● **Short problem**
Copy out every line that contains "this".

※

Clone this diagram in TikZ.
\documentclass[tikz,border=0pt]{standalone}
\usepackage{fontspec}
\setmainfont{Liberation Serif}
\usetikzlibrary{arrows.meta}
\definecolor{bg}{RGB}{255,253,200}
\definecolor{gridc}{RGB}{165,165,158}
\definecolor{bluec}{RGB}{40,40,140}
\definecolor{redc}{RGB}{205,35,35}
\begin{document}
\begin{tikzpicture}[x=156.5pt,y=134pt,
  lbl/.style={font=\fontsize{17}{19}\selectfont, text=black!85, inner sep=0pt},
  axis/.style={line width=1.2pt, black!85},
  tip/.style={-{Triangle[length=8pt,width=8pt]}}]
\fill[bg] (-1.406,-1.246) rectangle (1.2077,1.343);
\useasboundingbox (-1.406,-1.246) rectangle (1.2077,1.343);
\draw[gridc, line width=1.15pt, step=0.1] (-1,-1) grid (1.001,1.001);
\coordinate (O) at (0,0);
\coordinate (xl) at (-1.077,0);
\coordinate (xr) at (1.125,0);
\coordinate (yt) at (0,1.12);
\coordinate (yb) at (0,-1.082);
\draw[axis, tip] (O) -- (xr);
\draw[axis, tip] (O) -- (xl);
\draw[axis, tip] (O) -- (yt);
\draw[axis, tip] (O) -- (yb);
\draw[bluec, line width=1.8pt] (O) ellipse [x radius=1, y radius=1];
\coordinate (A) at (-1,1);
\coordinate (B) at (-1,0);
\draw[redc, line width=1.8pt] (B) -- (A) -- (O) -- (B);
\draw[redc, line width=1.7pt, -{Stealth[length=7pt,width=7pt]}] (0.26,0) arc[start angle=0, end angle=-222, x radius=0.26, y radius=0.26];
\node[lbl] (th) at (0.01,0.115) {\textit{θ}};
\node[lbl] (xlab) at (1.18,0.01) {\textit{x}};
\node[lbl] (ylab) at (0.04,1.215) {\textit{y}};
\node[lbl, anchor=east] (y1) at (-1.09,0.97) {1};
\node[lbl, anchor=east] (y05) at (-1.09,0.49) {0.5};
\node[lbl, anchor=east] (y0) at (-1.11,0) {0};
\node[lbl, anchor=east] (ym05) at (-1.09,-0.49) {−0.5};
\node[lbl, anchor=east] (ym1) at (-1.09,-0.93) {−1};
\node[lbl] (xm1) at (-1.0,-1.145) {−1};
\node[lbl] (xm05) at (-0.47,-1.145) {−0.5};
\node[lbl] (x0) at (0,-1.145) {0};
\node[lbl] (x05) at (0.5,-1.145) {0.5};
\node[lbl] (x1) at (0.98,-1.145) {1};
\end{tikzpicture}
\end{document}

※

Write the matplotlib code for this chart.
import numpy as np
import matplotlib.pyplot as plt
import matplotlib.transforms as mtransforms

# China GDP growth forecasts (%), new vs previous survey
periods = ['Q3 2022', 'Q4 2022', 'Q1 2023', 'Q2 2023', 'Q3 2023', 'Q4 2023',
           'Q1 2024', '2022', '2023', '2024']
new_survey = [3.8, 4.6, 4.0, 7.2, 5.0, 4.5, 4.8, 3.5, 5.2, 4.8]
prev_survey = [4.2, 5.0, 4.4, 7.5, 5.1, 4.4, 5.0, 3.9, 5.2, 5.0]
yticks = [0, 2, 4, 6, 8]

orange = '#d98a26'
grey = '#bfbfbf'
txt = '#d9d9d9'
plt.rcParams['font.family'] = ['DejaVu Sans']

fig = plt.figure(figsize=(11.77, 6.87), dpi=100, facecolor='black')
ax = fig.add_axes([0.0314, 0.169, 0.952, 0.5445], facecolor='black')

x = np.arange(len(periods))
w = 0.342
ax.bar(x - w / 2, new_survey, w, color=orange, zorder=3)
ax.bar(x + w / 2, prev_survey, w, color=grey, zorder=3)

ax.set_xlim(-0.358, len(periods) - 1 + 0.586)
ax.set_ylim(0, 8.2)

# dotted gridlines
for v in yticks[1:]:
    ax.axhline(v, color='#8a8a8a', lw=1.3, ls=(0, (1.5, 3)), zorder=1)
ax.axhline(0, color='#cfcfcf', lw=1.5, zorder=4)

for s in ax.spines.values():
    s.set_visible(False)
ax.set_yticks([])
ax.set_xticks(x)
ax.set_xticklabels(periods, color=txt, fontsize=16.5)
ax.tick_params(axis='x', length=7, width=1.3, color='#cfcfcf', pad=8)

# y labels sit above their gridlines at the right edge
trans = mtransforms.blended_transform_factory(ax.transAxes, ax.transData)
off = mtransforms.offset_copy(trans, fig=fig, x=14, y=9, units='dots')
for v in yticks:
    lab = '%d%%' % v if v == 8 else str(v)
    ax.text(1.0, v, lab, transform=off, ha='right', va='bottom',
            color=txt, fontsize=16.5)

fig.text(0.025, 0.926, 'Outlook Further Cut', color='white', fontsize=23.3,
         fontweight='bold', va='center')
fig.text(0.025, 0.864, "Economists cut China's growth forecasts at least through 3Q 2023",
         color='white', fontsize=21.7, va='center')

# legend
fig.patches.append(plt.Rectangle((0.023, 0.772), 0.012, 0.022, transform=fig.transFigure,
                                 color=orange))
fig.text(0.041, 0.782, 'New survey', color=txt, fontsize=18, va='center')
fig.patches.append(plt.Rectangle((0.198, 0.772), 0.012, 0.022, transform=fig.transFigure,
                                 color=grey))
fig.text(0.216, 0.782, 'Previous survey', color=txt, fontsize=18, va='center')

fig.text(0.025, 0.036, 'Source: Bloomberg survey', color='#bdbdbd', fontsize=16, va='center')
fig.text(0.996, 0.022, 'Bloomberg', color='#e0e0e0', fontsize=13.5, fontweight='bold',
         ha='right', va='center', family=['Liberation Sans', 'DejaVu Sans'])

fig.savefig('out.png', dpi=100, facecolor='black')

※

● **Output of the task**
Clone this diagram in TikZ.
Write the matplotlib code for this chart.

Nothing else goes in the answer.